Once you have scanned your preservation copy, you may want to create copies/derivatives for print or screen access.
Open IrfanView.
Under the File tab, select Batch Conversion/Rename...
The Batch Conversion dialog window will open. Work your way from right to left to set the options/standards for your derivative files.
Look in: Browse to the directory/folder where your source image files are located
Once you are in the appropriate directory, you should see a list of all your image files in the dialog box.

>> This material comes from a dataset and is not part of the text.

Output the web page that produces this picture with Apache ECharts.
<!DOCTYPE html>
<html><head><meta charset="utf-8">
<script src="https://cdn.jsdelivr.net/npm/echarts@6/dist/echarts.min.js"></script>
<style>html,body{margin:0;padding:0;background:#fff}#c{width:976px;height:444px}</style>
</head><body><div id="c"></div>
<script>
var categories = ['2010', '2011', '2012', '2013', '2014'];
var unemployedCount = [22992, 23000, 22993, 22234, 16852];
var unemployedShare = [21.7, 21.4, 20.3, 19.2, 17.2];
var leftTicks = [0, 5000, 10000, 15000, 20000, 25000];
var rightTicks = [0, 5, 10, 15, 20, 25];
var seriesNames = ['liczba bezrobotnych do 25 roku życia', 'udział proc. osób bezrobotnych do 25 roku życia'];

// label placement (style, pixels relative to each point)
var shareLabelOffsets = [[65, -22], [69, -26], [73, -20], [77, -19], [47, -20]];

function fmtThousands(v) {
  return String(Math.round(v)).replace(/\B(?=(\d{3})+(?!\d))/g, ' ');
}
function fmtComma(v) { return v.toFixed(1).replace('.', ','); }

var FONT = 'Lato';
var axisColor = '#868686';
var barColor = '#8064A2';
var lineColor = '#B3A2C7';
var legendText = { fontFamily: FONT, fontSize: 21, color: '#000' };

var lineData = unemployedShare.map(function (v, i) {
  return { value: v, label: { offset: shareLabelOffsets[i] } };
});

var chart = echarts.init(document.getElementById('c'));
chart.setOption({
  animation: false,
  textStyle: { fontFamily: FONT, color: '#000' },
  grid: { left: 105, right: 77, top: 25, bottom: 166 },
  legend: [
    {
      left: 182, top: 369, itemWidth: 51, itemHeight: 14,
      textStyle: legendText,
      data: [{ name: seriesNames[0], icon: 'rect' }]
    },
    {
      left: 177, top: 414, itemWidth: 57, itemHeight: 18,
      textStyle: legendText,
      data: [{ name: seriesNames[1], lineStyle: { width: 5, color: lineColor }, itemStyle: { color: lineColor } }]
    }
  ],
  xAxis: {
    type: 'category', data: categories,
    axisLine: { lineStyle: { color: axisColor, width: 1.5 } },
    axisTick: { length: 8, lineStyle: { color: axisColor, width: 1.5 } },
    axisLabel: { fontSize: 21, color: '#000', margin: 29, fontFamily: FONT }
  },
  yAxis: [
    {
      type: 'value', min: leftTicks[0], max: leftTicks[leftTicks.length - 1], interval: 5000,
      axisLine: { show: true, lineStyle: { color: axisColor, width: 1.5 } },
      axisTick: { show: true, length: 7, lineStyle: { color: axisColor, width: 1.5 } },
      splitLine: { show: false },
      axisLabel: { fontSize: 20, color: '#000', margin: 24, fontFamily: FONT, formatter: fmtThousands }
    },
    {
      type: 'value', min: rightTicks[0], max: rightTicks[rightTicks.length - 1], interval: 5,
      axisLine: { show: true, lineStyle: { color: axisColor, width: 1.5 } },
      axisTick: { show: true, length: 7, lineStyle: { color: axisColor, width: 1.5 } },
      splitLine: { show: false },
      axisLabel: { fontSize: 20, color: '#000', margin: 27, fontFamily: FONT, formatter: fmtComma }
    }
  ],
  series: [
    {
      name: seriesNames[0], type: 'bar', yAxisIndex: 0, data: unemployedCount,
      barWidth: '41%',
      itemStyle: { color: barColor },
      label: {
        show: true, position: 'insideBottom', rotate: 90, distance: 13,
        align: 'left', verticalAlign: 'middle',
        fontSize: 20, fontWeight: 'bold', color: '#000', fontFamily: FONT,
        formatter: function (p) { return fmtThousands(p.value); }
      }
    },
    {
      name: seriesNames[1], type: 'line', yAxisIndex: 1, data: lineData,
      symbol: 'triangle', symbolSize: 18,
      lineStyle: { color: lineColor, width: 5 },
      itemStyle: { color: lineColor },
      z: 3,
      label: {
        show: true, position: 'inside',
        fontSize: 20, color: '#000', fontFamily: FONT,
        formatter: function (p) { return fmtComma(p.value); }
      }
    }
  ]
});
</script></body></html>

If you do not see any files listed, use the drop down list beside Files of Type: to select the appropriate file format
If you are converting one or selected files, highlight the desired files and click Add. If you are converting all files in a particular folder, simply click Add all.

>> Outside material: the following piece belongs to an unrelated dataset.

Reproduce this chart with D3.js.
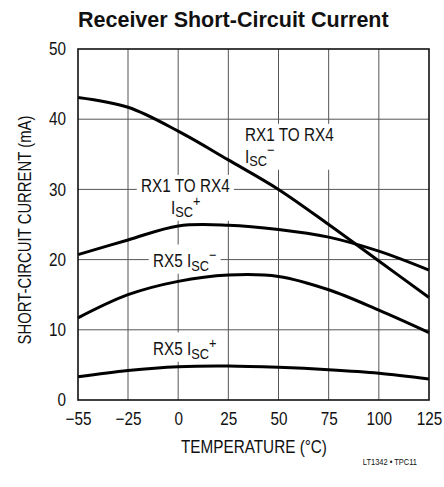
<!DOCTYPE html>
<html>
<head>
<meta charset="utf-8">
<script src="https://cdn.jsdelivr.net/npm/d3@7"></script>
<style>
body{margin:0;background:#fff;}
svg text{font-family:"Liberation Sans",Arial,sans-serif;fill:#111;}
</style>
</head>
<body>
<div id="chart"></div>
<script>
// temperature points (°C)
var temps = [-55, -25, 0, 25, 50, 75, 100, 125];
// short-circuit current (mA)
var rx14Minus = [43.1, 41.7, 38.3, 34.2, 30.0, 25.0, 19.8, 14.6];
var rx14Plus  = [20.7, 22.8, 24.8, 24.9, 24.3, 23.2, 21.2, 18.5];
var rx5Minus  = [11.7, 15.0, 16.9, 17.8, 17.6, 15.7, 12.8, 9.6];
var rx5Plus   = [3.3, 4.2, 4.75, 4.85, 4.65, 4.3, 3.8, 3.0];
var xTicks = [-55, -25, 0, 25, 50, 75, 100, 125];
var yTicks = [0, 10, 20, 30, 40, 50];

var W = 444, H = 487;
var pLeft = 78, pRight = 429, pTop = 49, pBottom = 400;
var sx = 0.85; // squeeze text to look like the condensed datasheet font

var svg = d3.select('#chart').append('svg')
	.attr('width', W).attr('height', H);

// the datasheet stretches -55..-25 to the same width as one 25° step
var x = d3.scaleLinear().domain([-55, -25, 125]).range([pLeft, pLeft + 50, pRight]);
var y = d3.scaleLinear().domain([0, 50]).range([pBottom, pTop]);

// grid
svg.append('g').selectAll('line').data(xTicks.slice(1, -1)).enter().append('line')
	.attr('x1', function(d){ return x(d); }).attr('x2', function(d){ return x(d); })
	.attr('y1', pTop).attr('y2', pBottom)
	.attr('stroke', '#555').attr('stroke-width', 1);
svg.append('g').selectAll('line').data(yTicks.slice(1, -1)).enter().append('line')
	.attr('x1', pLeft).attr('x2', pRight)
	.attr('y1', function(d){ return y(d); }).attr('y2', function(d){ return y(d); })
	.attr('stroke', '#555').attr('stroke-width', 1);

// axes tick labels
var xAxis = svg.append('g').attr('transform', 'translate(0,' + pBottom + ')')
	.call(d3.axisBottom(x).tickValues(xTicks).tickSize(0).tickPadding(12)
		.tickFormat(function(d){ return d < 0 ? '\u2212' + (-d) : d; }));
xAxis.select('.domain').remove();
xAxis.selectAll('text').attr('font-size', 18).attr('font-family', null).attr('fill', '#111')
	.attr('transform', 'scale(' + sx + ',1)');

var yAxis = svg.append('g').attr('transform', 'translate(' + pLeft + ',0)')
	.call(d3.axisLeft(y).tickValues(yTicks).tickSize(0));
yAxis.select('.domain').remove();
yAxis.selectAll('text').attr('font-size', 18).attr('font-family', null).attr('fill', '#111')
	.attr('x', -12 / sx).attr('transform', 'scale(' + sx + ',1)');

// curve labels with white boxes (under the curves, over the grid)
function isc(t, sign){
	t.append('tspan').text('I');
	t.append('tspan').attr('font-size', 15).attr('dy', 3.5).text('SC');
	t.append('tspan').attr('font-size', 15).attr('dy', -11).text(sign);
}
function label(px, py, lines){
	var g = svg.append('g').attr('transform', 'translate(' + px + ',' + py + ') scale(' + sx + ',1)');
	var rect = g.append('rect').attr('fill', '#fff');
	lines.forEach(function(l, i){
		var t = g.append('text').attr('x', (l.dx || 0) / sx).attr('y', i * 22)
			.attr('font-size', 18);
		l.draw(t);
	});
	var b = g.node().getBBox();
	rect.attr('x', b.x - 5).attr('y', b.y - 1).attr('width', b.width + 10).attr('height', b.height + 1);
}
label(245, 141, [
	{draw: function(t){ t.text('RX1 TO RX4'); }},
	{draw: function(t){ isc(t, '\u2212'); }}
]);
label(141, 192, [
	{draw: function(t){ t.text('RX1 TO RX4'); }},
	{dx: 30, draw: function(t){ isc(t, '+'); }}
]);
label(153, 267, [
	{draw: function(t){ t.text('RX5 '); isc(t, '\u2212'); }}
]);
label(153, 355, [
	{draw: function(t){ t.text('RX5 '); isc(t, '+'); }}
]);

// curves
var line = d3.line()
	.x(function(d){ return x(d[0]); })
	.y(function(d){ return y(d[1]); })
	.curve(d3.curveCatmullRom.alpha(0.5));
[rx14Minus, rx14Plus, rx5Minus, rx5Plus].forEach(function(s){
	svg.append('path')
		.datum(temps.map(function(t, i){ return [t, s[i]]; }))
		.attr('d', line)
		.attr('fill', 'none').attr('stroke', '#000').attr('stroke-width', 3);
});

// frame
svg.append('rect')
	.attr('x', pLeft).attr('y', pTop).attr('width', pRight - pLeft).attr('height', pBottom - pTop)
	.attr('fill', 'none').attr('stroke', '#111').attr('stroke-width', 1.6);

// titles
svg.append('text').attr('x', 78).attr('y', 27)
	.attr('font-size', 21.5).attr('font-weight', 'bold')
	.text('Receiver Short-Circuit Current');
svg.append('text').attr('transform', 'translate(254,453) scale(' + sx + ',1)')
	.attr('text-anchor', 'middle').attr('font-size', 18).text('TEMPERATURE (\u00B0C)');
svg.append('text').attr('transform', 'translate(31,230) rotate(-90) scale(' + sx + ',1)')
	.attr('text-anchor', 'middle').attr('font-size', 17.5)
	.text('SHORT-CIRCUIT CURRENT (mA)');
svg.append('text').attr('transform', 'translate(417,465) scale(0.88,1)').attr('text-anchor', 'end')
	.attr('font-size', 8.5).text('LT1342 \u2022 TPC11');
</script>
</body>
</html>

When you are finished adding files for conversion, you should see a listing of the selected files in the dialog box below.
Now moving to the left side of the Batch conversion dialog window
Work as: Batch conversion (conversion of image files without renaming), Batch rename (renaming of files without conversion), or Batch Conversion -- Rename result files
Batch conversion settings: Output format: JPG -- JPG/JPEG Format (or whichever format you desire for your derivative image files)
Check the box: Use advanced options [for bulk, resize...]
Click Advanced button to see more options
Check the box beside RESIZE:
Select radio button for Set new size:
Select radio button for Set long side to: and input the desired size for your derivative file (minimum of 800 pixels on the long edge for screen access file)
Beside Set new DPI value: input desired value for resolution (minimum of 150 dpi for screen access file)
Click OK button to return to Batch Conversion dialog window.
Under Output directory for result files, you can choose to use the same directory as your source files, i.e. Use current [look in] directory OR you can Browse to a desired directory for your derivative files.
Once you are satisfied with all your settings, click Start Batch to begin conversion.
If there are no Errors or Warnings once the batch has been processed, you may Exit batch.